Your goal
Leave the pictures out and write out exactly the lines from the top of the entries through the line containing "import plotly.graph_objects as go".

Extracted material
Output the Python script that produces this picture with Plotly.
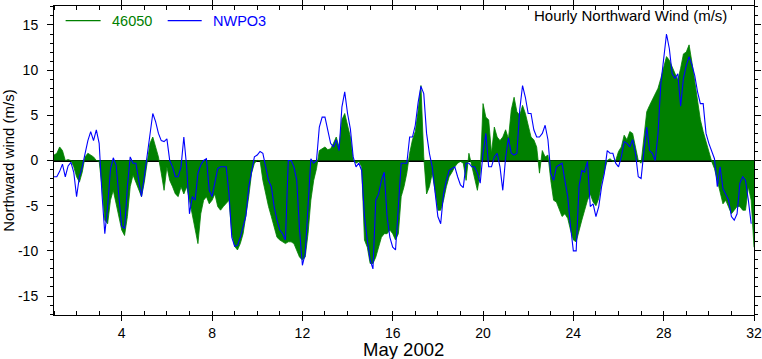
import numpy as np
import plotly.graph_objects as go

# 3-hourly samples, May 1 00Z .. May 31 21Z (8 values per day)
nwpo3 = [
    -1.8, -1.8, -1.2, -0.4, -1.8, -0.6, -0.2, -1.3,   # 1
    -4.0, -1.8, -0.7, 0.8, 2.2, 3.2, 2.2, 3.4,        # 2
    1.9, -3.7, -8.1, -5.1, -1.0, 0.3, -0.5, -4.0,     # 3
    -7.3, -7.5, -2.9, 0.4, -0.3, -0.3, -2.2, -4.0,    # 4
    -1.8, 0.4, 3.0, 5.2, 4.3, 3.0, 2.2, 2.1,          # 5
    2.4, 0.0, -0.7, -1.8, -1.8, -0.7, 2.6, -0.7,      # 6
    -5.9, -4.0, -4.4, -1.4, -0.5, 0.0, 0.2, -3.3,     # 7
    -4.0, -2.5, -0.9, -0.7, -0.7, -0.7, -3.7, -8.5,   # 8
    -9.5, -9.4, -8.5, -7.3, -6.1, -2.9, -1.1, 0.4,    # 9
    0.6, 1.0, 0.8, -0.6, -2.2, -2.9, -5.1, -6.6,      # 10
    -7.7, -8.1, -8.8, 0.0, 0.0, -0.7, -2.2, -7.7,     # 11
    -11.6, -10.3, -4.4, 0.2, -0.3, 0.0, 3.7, 4.8,     # 12
    4.8, 3.5, 1.9, 1.5, 2.3, 1.1, 5.9, 7.6,           # 13
    5.2, 3.5, 0.4, -0.7, -0.3, -1.1, -6.2, -8.8,      # 14
    -11.0, -12.0, -4.4, -3.7, -2.2, -1.3, -6.2, -8.5, # 15
    -9.6, -9.9, -5.1, -0.3, -0.3, -0.3, 2.6, 2.6,     # 16
    3.9, 6.4, 8.2, 7.4, 3.0, 0.8, -0.7, -3.7,         # 17
    -6.2, -7.0, -3.7, -2.2, -1.1, -0.9, -0.7, -1.8,   # 18
    -2.7, -3.0, -0.3, -0.3, -0.7, -0.7, -1.4, -2.5,   # 19
    0.8, 3.0, -0.7, -0.7, 0.4, 0.8, -0.7, -3.3,       # 20
    0.3, 2.5, 0.8, 0.6, 0.8, 5.6, 8.3, 7.0,           # 21
    5.2, 5.2, 3.4, 2.6, 2.6, 3.0, 3.9, 2.3,           # 22
    -1.4, -2.2, -0.7, -0.5, -0.3, -2.2, -4.0, -7.3,   # 23
    -10.0, -10.0, -2.9, -1.1, -1.3, -0.1, -5.1, -4.8, # 24
    -6.2, -5.1, -2.9, -1.4, 1.1, 0.8, 0.8, -0.3,      # 25
    -0.7, 0.4, 2.1, 1.9, 1.5, 2.3, 0.8, -1.8,         # 26
    -2.0, 1.0, 3.7, 1.1, 0.8, 0.0, 3.0, 8.5,          # 27
    11.1, 14.0, 12.4, 9.6, 9.1, 9.6, 6.0, 9.1,        # 28
    10.5, 11.5, 10.6, 9.4, 7.6, 6.3, 6.3, 3.0,        # 29
    1.9, 1.0, 0.2, -2.9, -0.7, -3.1, -3.7, -4.4,      # 30
    -6.2, -6.6, -5.9, -2.5, -1.8, -2.2, -4.4, -7.0,   # 31
]

b46050 = [
    0.6, 0.8, 1.5, 1.1, 0.0, 0.1, 0.0, -0.7,          # 1
    -1.8, -2.4, -1.3, 0.4, 0.8, 0.6, 0.4, 0.0,        # 2
    -0.1, -2.9, -6.6, -7.0, -4.4, -3.3, -4.8, -6.6,   # 3
    -7.7, -8.3, -6.2, -2.9, -1.6, -2.4, -3.1, -4.0,   # 4
    -2.4, -0.1, 1.9, 2.6, 1.5, 0.4, -1.4, -3.3,       # 5
    -0.7, -2.2, -2.9, -3.7, -4.0, -2.9, -3.7, -2.9,   # 6
    -4.4, -5.9, -7.3, -9.2, -5.9, -4.4, -4.0, -4.8,   # 7
    -4.4, -3.7, -5.1, -5.5, -5.1, -4.8, -4.4, -8.1,   # 8
    -9.5, -9.9, -9.2, -8.1, -6.2, -4.0, -1.4, -0.3,   # 9
    0.0, 0.0, -2.2, -3.7, -5.1, -6.2, -7.3, -8.5,     # 10
    -8.8, -9.0, -9.2, -9.0, -9.0, -9.2, -9.9, -10.7,  # 11
    -11.0, -10.7, -8.1, -4.4, -2.2, -0.9, 1.1, 1.3,   # 12
    1.5, 1.2, 1.3, 1.9, 2.6, 1.5, 4.5, 5.2,           # 13
    3.7, 2.6, 0.0, -0.3, -0.1, -0.7, -8.8, -9.6,      # 14
    -11.4, -11.4, -10.7, -9.6, -8.5, -8.1, -8.1, -7.7,# 15
    -8.1, -8.8, -8.1, -4.0, -2.9, -1.4, 0.8, 2.3,     # 16
    3.2, 5.5, 8.3, 0.4, -3.7, -2.9, -1.4, -3.3,       # 17
    -5.5, -5.5, -4.4, -2.9, -1.8, -1.3, -0.7, -0.3,   # 18
    -0.1, -0.3, -2.2, 0.8, -0.7, -2.2, -3.3, -1.4,    # 19
    6.3, 4.8, 4.5, 0.8, 3.7, 2.6, 2.2, 2.6,           # 20
    3.4, 2.4, 5.6, 7.0, 5.4, 5.0, 6.1, 5.2,           # 21
    3.7, 2.6, 2.3, 1.5, -1.4, 1.1, 0.4, 0.6,          # 22
    -2.2, -4.4, -4.6, -5.3, -6.2, -5.9, -6.4, -7.7,   # 23
    -8.8, -9.0, -7.7, -6.6, -5.5, -4.4, -3.7, -4.6,   # 24
    -5.0, -4.2, -2.4, -1.1, 0.0, 0.2, -0.1, 0.0,      # 25
    1.0, 1.5, 2.8, 2.3, 3.2, 3.0, 1.5, 0.0,           # 26
    -0.3, 2.3, 5.4, 6.1, 6.7, 7.4, 8.0, 9.1,          # 27
    10.4, 11.5, 11.1, 10.4, 9.8, 8.9, 10.2, 11.8,     # 28
    12.0, 12.8, 10.9, 8.7, 6.9, 4.5, 3.2, 2.1,        # 29
    0.8, -0.1, -0.9, -2.2, -3.3, -4.8, -4.4, -5.1,    # 30
    -5.9, -5.5, -5.1, -5.1, -5.5, -5.5, -2.9, -4.4,   # 31
    -9.6,                                             # June 1 00Z
]

step_hours = 3
x_blue = 1 + np.arange(len(nwpo3)) * step_hours / 24.0
x_green = 1 + np.arange(len(b46050)) * step_hours / 24.0

x_ticks = [4, 8, 12, 16, 20, 24, 28, 32]
y_ticks = [-15, -10, -5, 0, 5, 10, 15]

FONT = "Liberation Sans, Arial, Helvetica, sans-serif"
GREEN = "#008000"
BLUE = "#0000ff"

fig = go.Figure()
fig.add_trace(go.Scatter(
    x=x_green, y=b46050, name="46050", mode="lines",
    line=dict(color=GREEN, width=0.8), fill="tozeroy", fillcolor=GREEN,
    showlegend=False,
))
fig.add_trace(go.Scatter(
    x=x_blue, y=nwpo3, name="NWPO3", mode="lines",
    line=dict(color=BLUE, width=1.1), showlegend=False,
))

# manual legend (paper coordinates)
LEG_Y = 0.9524
shapes = [
    dict(type="line", xref="paper", yref="paper", x0=0.0166, x1=0.0666,
         y0=LEG_Y, y1=LEG_Y, line=dict(color=GREEN, width=1.2)),
    dict(type="line", xref="paper", yref="paper", x0=0.1624, x1=0.2110,
         y0=LEG_Y, y1=LEG_Y, line=dict(color=BLUE, width=1.2)),
]
annotations = [
    dict(text="46050", xref="paper", yref="paper", x=0.0795, y=LEG_Y,
         xanchor="left", yanchor="middle", showarrow=False,
         font=dict(size=14.5, family=FONT, color=GREEN)),
    dict(text="NWPO3", xref="paper", yref="paper", x=0.2239, y=LEG_Y,
         xanchor="left", yanchor="middle", showarrow=False,
         font=dict(size=14.5, family=FONT, color=BLUE)),
    dict(text="Hourly Northward Wind (m/s)", xref="paper", yref="paper",
         x=0.9643, y=0.968, xanchor="right", yanchor="middle",
         showarrow=False, font=dict(size=15, family=FONT, color="black")),
    dict(text="May 2002", xref="paper", yref="paper", x=0.4997, y=-0.111,
         xanchor="center", yanchor="middle", showarrow=False,
         font=dict(size=18.5, family=FONT, color="black")),
]

fig.update_layout(
    width=762, height=359,
    margin=dict(l=54, r=8, t=6, b=44, autoexpand=False),
    paper_bgcolor="white", plot_bgcolor="white",
    font=dict(family=FONT, color="black", size=14),
    showlegend=False,
    shapes=shapes,
    annotations=annotations,
)

fig.update_xaxes(
    range=[1, 32], tickmode="array", tickvals=x_ticks,
    ticktext=[str(v) for v in x_ticks], automargin=False,
    showgrid=False, zeroline=False,
    showline=True, linecolor="black", linewidth=1, mirror="ticks",
    ticks="outside", ticklen=5, tickcolor="black", tickwidth=1,
    minor=dict(ticks="inside", ticklen=4, tickcolor="black", dtick=1, tick0=0, showgrid=False),
    tickfont=dict(size=14, family=FONT),
)
fig.update_yaxes(
    range=[-17.1, 17.1], tickmode="array", tickvals=y_ticks,
    ticktext=[str(v) for v in y_ticks], automargin=False,
    showgrid=False,
    zeroline=True, zerolinecolor="black", zerolinewidth=1.5,
    showline=True, linecolor="black", linewidth=1, mirror="ticks",
    ticks="outside", ticklen=6, tickcolor="black", tickwidth=1,
    minor=dict(ticks="outside", ticklen=3, tickcolor="black", dtick=1, tick0=0, showgrid=False),
    tickfont=dict(size=14, family=FONT), ticklabelstandoff=6,
    title=dict(text="Northward wind (m/s)", font=dict(size=15, family=FONT), standoff=6),
    layer="above traces",
)

fig.write_html(
    "out.html",
    config={"displayModeBar": False},
    post_script="document.body.style.margin='0px';document.body.style.padding='0px';",
)
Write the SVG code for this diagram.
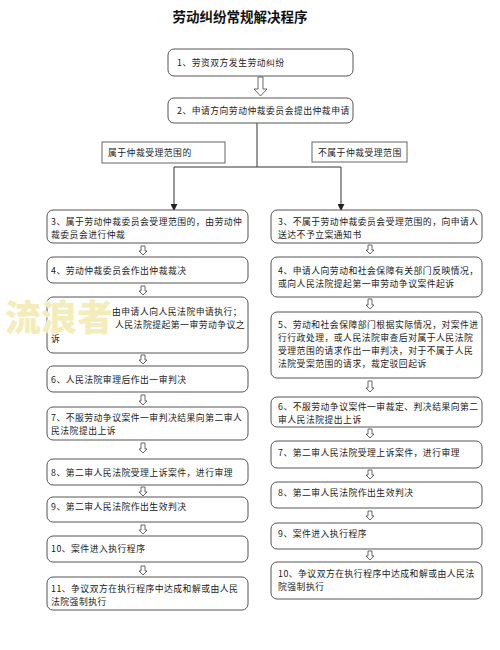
<svg xmlns="http://www.w3.org/2000/svg" width="500" height="650" viewBox="0 0 500 650">
<defs>
<style>
.t{font-family:"Noto Sans CJK SC","Noto Sans",sans-serif;font-size:8.8px;letter-spacing:0.5px;fill:#1a1a1a}
.title{font-family:"Noto Sans CJK SC","Noto Sans",sans-serif;font-size:13.5px;font-weight:bold;fill:#111}
.box{fill:#fff;stroke:#555;stroke-width:1}
.lab{fill:#fff;stroke:#555;stroke-width:0.9}
.ha{fill:#fff;stroke:#444;stroke-width:0.8}
.ln{fill:none;stroke:#333;stroke-width:1}
.wm{font-family:"Noto Sans CJK SC",sans-serif;font-size:36px;font-weight:900;fill:#f4edbb}
</style>
<marker id="ah" viewBox="0 0 8 8" refX="7" refY="4" markerWidth="7" markerHeight="7" orient="auto" markerUnits="userSpaceOnUse">
<path d="M0,0 L8,4 L0,8 z" fill="#222"/>
</marker>
</defs>
<rect width="500" height="650" fill="#fff"/>
<text class="title" x="240" y="22" text-anchor="middle">劳动纠纷常规解决程序</text>

<g id="connectors">
<path class="ha" d="M258,77 h5 v12 h4 l-6.5,7 l-6.5,-7 h4 z"/>
<path class="ln" d="M257,123 V167 M174,167 H341"/>
<line class="ln" x1="174" y1="167" x2="174" y2="210" marker-end="url(#ah)"/>
<line class="ln" x1="341" y1="167" x2="341" y2="210" marker-end="url(#ah)"/>
<path class="ha" d="M141,246 h4 v5 h2 l-4,4 l-4,-4 h2 z"/>
<path class="ha" d="M141,286 h4 v5 h2 l-4,4 l-4,-4 h2 z"/>
<path class="ha" d="M141,355 h4 v5 h2 l-4,4 l-4,-4 h2 z"/>
<path class="ha" d="M141,395 h4 v6 h2 l-4,4 l-4,-4 h2 z"/>
<path class="ha" d="M141,443 h4 v6 h2 l-4,4 l-4,-4 h2 z"/>
<path class="ha" d="M141,487 h4 v5 h2 l-4,4 l-4,-4 h2 z"/>
<path class="ha" d="M141,525 h4 v5 h2 l-4,4 l-4,-4 h2 z"/>
<path class="ha" d="M141,566 h4 v5 h2 l-4,4 l-4,-4 h2 z"/>
<path class="ha" d="M368,245 h4 v5 h2 l-4,4 l-4,-4 h2 z"/>
<path class="ha" d="M368,299 h4 v6 h2 l-4,4 l-4,-4 h2 z"/>
<path class="ha" d="M368,381 h4 v7 h2 l-4,4 l-4,-4 h2 z"/>
<path class="ha" d="M368,429 h4 v5 h2 l-4,4 l-4,-4 h2 z"/>
<path class="ha" d="M368,470 h4 v5 h2 l-4,4 l-4,-4 h2 z"/>
<path class="ha" d="M368,511 h4 v5 h2 l-4,4 l-4,-4 h2 z"/>
<path class="ha" d="M368,551 h4 v5 h2 l-4,4 l-4,-4 h2 z"/>
</g>

<g id="n1"><rect class="box" x="168" y="49" width="185" height="27" rx="6"/><text class="t" x="177" y="66">1、劳资双方发生劳动纠纷</text></g>
<g id="n2"><rect class="box" x="168" y="98" width="185" height="25" rx="6"/><text class="t" x="177" y="114">2、申请方向劳动仲裁委员会提出仲裁申请</text></g>

<g id="lab1"><rect class="lab" x="102" y="142" width="123" height="21"/><text class="t" x="108" y="156">属于仲裁受理范围的</text></g>
<g id="lab2"><rect class="lab" x="312" y="142" width="95" height="20"/><text class="t" x="318" y="156">不属于仲裁受理范围</text></g>

<g id="L3"><rect class="box" x="47" y="210" width="201" height="33" rx="6"/><text class="t" x="51" y="225">3、属于劳动仲裁委员会受理范围的，由劳动仲</text><text class="t" x="51" y="238">裁委员会进行仲裁</text></g>
<g id="L4"><rect class="box" x="47" y="257" width="201" height="26" rx="6"/><text class="t" x="51" y="273.5">4、劳动仲裁委员会作出仲裁裁决</text></g>
<g id="L5"><rect class="box" x="47" y="297" width="201" height="56" rx="6"/><text class="t" x="112" y="315">由申请人向人民法院申请执行；</text><text class="t" x="115" y="328">人民法院提起第一审劳动争议之</text><text class="t" x="51" y="341.5">诉</text></g>
<g id="L6"><rect class="box" x="47" y="366" width="201" height="26" rx="6"/><text class="t" x="51" y="382.5">6、人民法院审理后作出一审判决</text></g>
<g id="L7"><rect class="box" x="47" y="407" width="201" height="33" rx="6"/><text class="t" x="51" y="420.5">7、不服劳动争议案件一审判决结果向第二审人</text><text class="t" x="51" y="433.5">民法院提出上诉</text></g>
<g id="L8"><rect class="box" x="47" y="459" width="201" height="26" rx="6"/><text class="t" x="51" y="475.5">8、第二审人民法院受理上诉案件，进行审理</text></g>
<g id="L9"><rect class="box" x="47" y="497" width="201" height="25" rx="6"/><text class="t" x="51" y="510">9、第二审人民法院作出生效判决</text></g>
<g id="L10"><rect class="box" x="47" y="536" width="201" height="26" rx="6"/><text class="t" x="51" y="551.5">10、案件进入执行程序</text></g>
<g id="L11"><rect class="box" x="47" y="577" width="201" height="33" rx="6"/><text class="t" x="51" y="591.5">11、争议双方在执行程序中达成和解或由人民</text><text class="t" x="51" y="604.5">法院强制执行</text></g>

<g id="R3"><rect class="box" x="271" y="210" width="211" height="33" rx="6"/><text class="t" x="278" y="225">3、不属于劳动仲裁委员会受理范围的，向申请人</text><text class="t" x="278" y="238">送达不予立案通知书</text></g>
<g id="R4"><rect class="box" x="271" y="257" width="211" height="40" rx="6"/><text class="t" x="278" y="274">4、申请人向劳动和社会保障有关部门反映情况，</text><text class="t" x="278" y="287">或向人民法院提起第一审劳动争议案件起诉</text></g>
<g id="R5"><rect class="box" x="271" y="312" width="211" height="66" rx="6"/><text class="t" x="278" y="328">5、劳动和社会保障部门根据实际情况，对案件进</text><text class="t" x="278" y="341">行行政处理，或人民法院审查后对属于人民法院</text><text class="t" x="278" y="354">受理范围的请求作出一审判决，对于不属于人民</text><text class="t" x="278" y="367">法院受案范围的请求，裁定驳回起诉</text></g>
<g id="R6"><rect class="box" x="271" y="397" width="211" height="30" rx="6"/><text class="t" x="278" y="409.5">6、不服劳动争议案件一审裁定、判决结果向第二</text><text class="t" x="278" y="422.5">审人民法院提出上诉</text></g>
<g id="R7"><rect class="box" x="271" y="441" width="211" height="27" rx="6"/><text class="t" x="278" y="456">7、第二审人民法院受理上诉案件，进行审理</text></g>
<g id="R8"><rect class="box" x="271" y="482" width="211" height="26" rx="6"/><text class="t" x="278" y="496">8、第二审人民法院作出生效判决</text></g>
<g id="R9"><rect class="box" x="271" y="523" width="211" height="26" rx="6"/><text class="t" x="278" y="537">9、案件进入执行程序</text></g>
<g id="R10"><rect class="box" x="271" y="562" width="211" height="37" rx="6"/><text class="t" x="278" y="577">10、争议双方在执行程序中达成和解或由人民法</text><text class="t" x="278" y="590">院强制执行</text></g>

<text class="wm" x="5" y="331">流浪者</text>
</svg>
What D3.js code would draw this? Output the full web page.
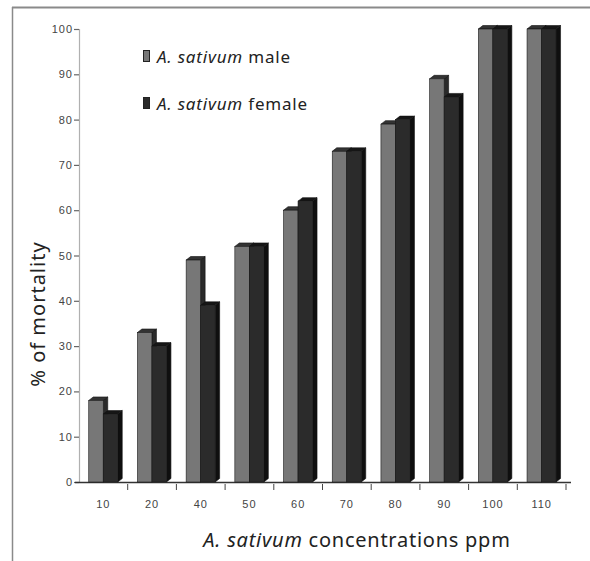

Result of the exercise
Output the Python script that produces this picture with Plotly.
import numpy as np
import plotly.graph_objects as go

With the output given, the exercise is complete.